While the vast majority of Bears fans seem pleased with the team’s first-round selection (and the draft as a whole), some still believed Chicago’s best draft-day plans would’ve involved trading back in the first round and acquiring more draft capital.
The Buffalo Bills owned a pair of first-round picks and were one of the teams who presented the possibility of a trade-back option. And whaddaya know … Bills GM Brandon Beane says the Bears were one of the teams in the mix regarding a draft-day deal. So, this should’ve been easy … right?
Well, in an interview with One Bills Live, Beane explained the process it took to come to an agreement and also shed some light on why a deal with Chicago never came to fruition: “Five was the spot I thought we could get a reasonable deal, but five was gonna cost us pick 22,” Beane explained. “I had already checked with Indy, and knew they had honed in on a guy. They were like, ‘Unless our guy is gone, we’re picking.’ Tampa had said, ‘We got a guy, and it’s gonna take a lot.’ And Chicago had a guy.”
Knowing what we know now, the Bears’ “guy” turned out to be Georgia linebacker Roquan Smith. But if Smith was off the board, it sounds like a deal could have been struck (Michael: Query whether that also included Quenton Nelson, but let’s not get off track in hypotheticals).

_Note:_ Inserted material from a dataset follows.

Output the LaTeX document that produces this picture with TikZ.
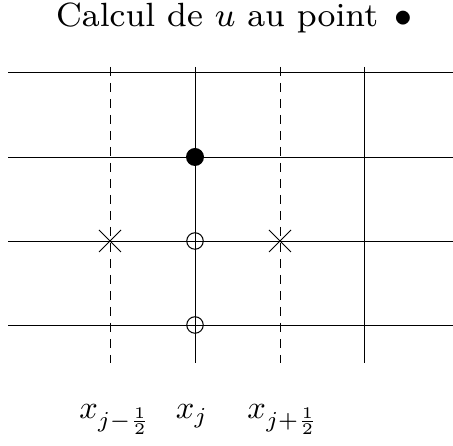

Instead, Buffalo was able to find a trade partner in Tampa Bay, which was willing to move out of the No. 7 pick and into the No. 12 spot and still draft its “guy” in Washington defensive lineman Vita Vea.
A natural reaction to this deal would be to wonder if the Buccaneers received top value. Based on what Beane offered up, I’m not totally convinced Tampa Bay got everything it could have from Buffalo.
Beane was ultimately able to make a deal without without trading his second first-round selection, which he seemed willing to trade only for the No. 5 pick. But with North Carolina State pass rusher Bradley Chubb available, Denver wasn’t going to trade out of that opportunity and were essentially eliminated as a trade partner.
Buffalo eventually used that second first-rounder in a deal to move up and draft Virginia Tech linebacker Tremaine Edmunds, so it’s understandable why the team insisted on not dealing that pick. So with that off the table, teams tried to get creative and channel the trade blueprints of the Chiefs and Texans from 2017 in demanding next year’s first-rounder for a deal. Jay Skurski of the Buffalo News tweeted two teams wanted the Bills’ 2019 first-rounder as part of a deal, but that was a no-go from Buffalo’s perspective.
In the end, the Buccaneers received a second-rounder in addition to the draft’s best interior defensive line prospect with the No. 12 pick. Still, the deal probably could have been better for Tampa Bay.
The Bills’ unwillingness to move the No. 22 pick or include their 2019 first-rounder could have been at the root of why Buffalo and Chicago were unable to come to an agreement on a deal. And since the Bears didn’t miss out on an opportunity to add premium picks of that quality, there’s a no-harm, no-foul feel surrounding this possible missed opportunity.
So instead of coming away with a trade, Bears GM Ryan Pace stayed true to his board and kicked off a weekend in which the team was widely praised for orchestrating a successful draft weekend.